On this website you'll find examples of my felted creations, and the felted work of others. I thought, however, that visitors might like to learn a little more about the process and the history of felting. Sometimes, to me, the process still seems like magic: you take tufts of fluffed wool, rub it with water, and you have a beautiful piece of wearable art. The wool is what makes the process all possible. There are microscopic scales that cover the individual filaments of animal hair and these scales are responsible for the fiber's ability to felt together.  


Felting occurs when fiber is moist, alkaline and physically agitated. The warm water and soap causes the scales to swell open, and the filaments sang together when massaged and agitated (imagine miniature Velcro swatches connecting to each other). The knotting causes shrinkage and results in a dense strong felted fiber.

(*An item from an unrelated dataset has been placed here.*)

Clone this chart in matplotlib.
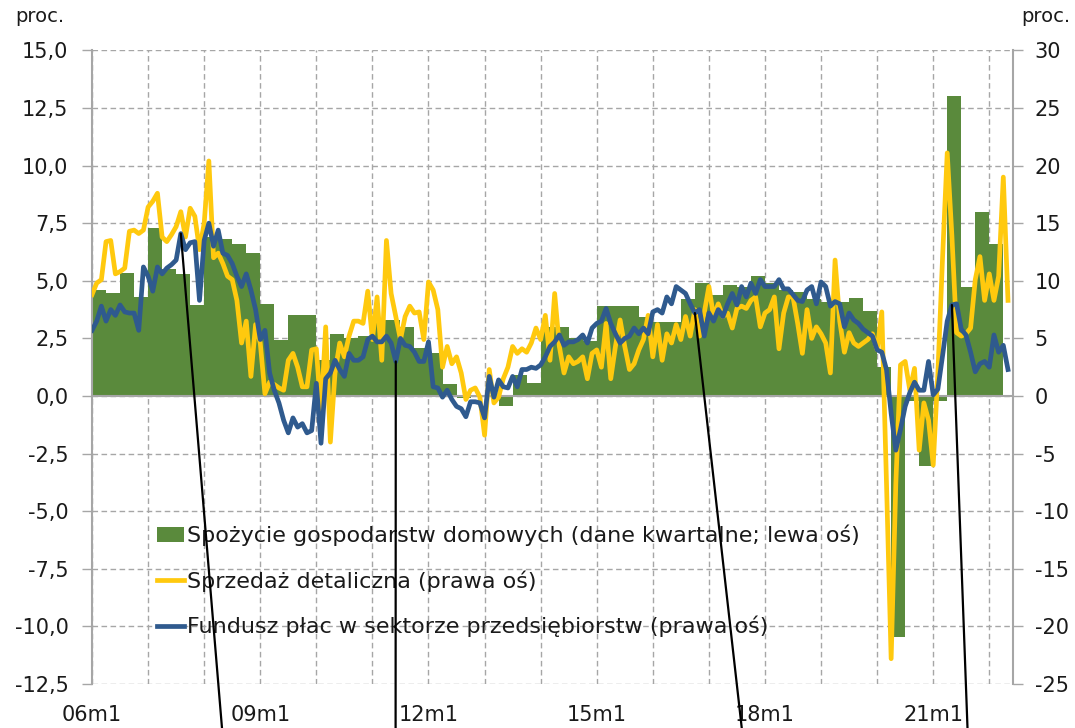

Additional fibers that alone would not felt, such as silk and cellulose, can be added in small proportions to the felt, as the animal fibers will intertwine and mat around them.  


This technique is called wet felting and has been practiced for thousands of years. Based on archaeological findings from the Central Asian Steppes, felting of animal hair has been a means of creating unwoven fabric for clothing, shelter, and artistic expression since at least 600 BC. There is further evidence that there may have been even earlier knowledge of the process.

Today, however, there are other methods besides wet felting. Contemporary felt makers now have access to electric felting machines that agitate fleece between two moving planes to create impressive flat fabrics, and felting needles that allow for dry felting of fiber both two and three dimensionally.

Felting needles have barbs cut into the metal allowing the needle to snag and intertwine filaments of fiber when forced through loose fleece. Machines with hundreds of mounted felting needles create sheets of felted fiber and pre-felted squares that you can attach to other felted products.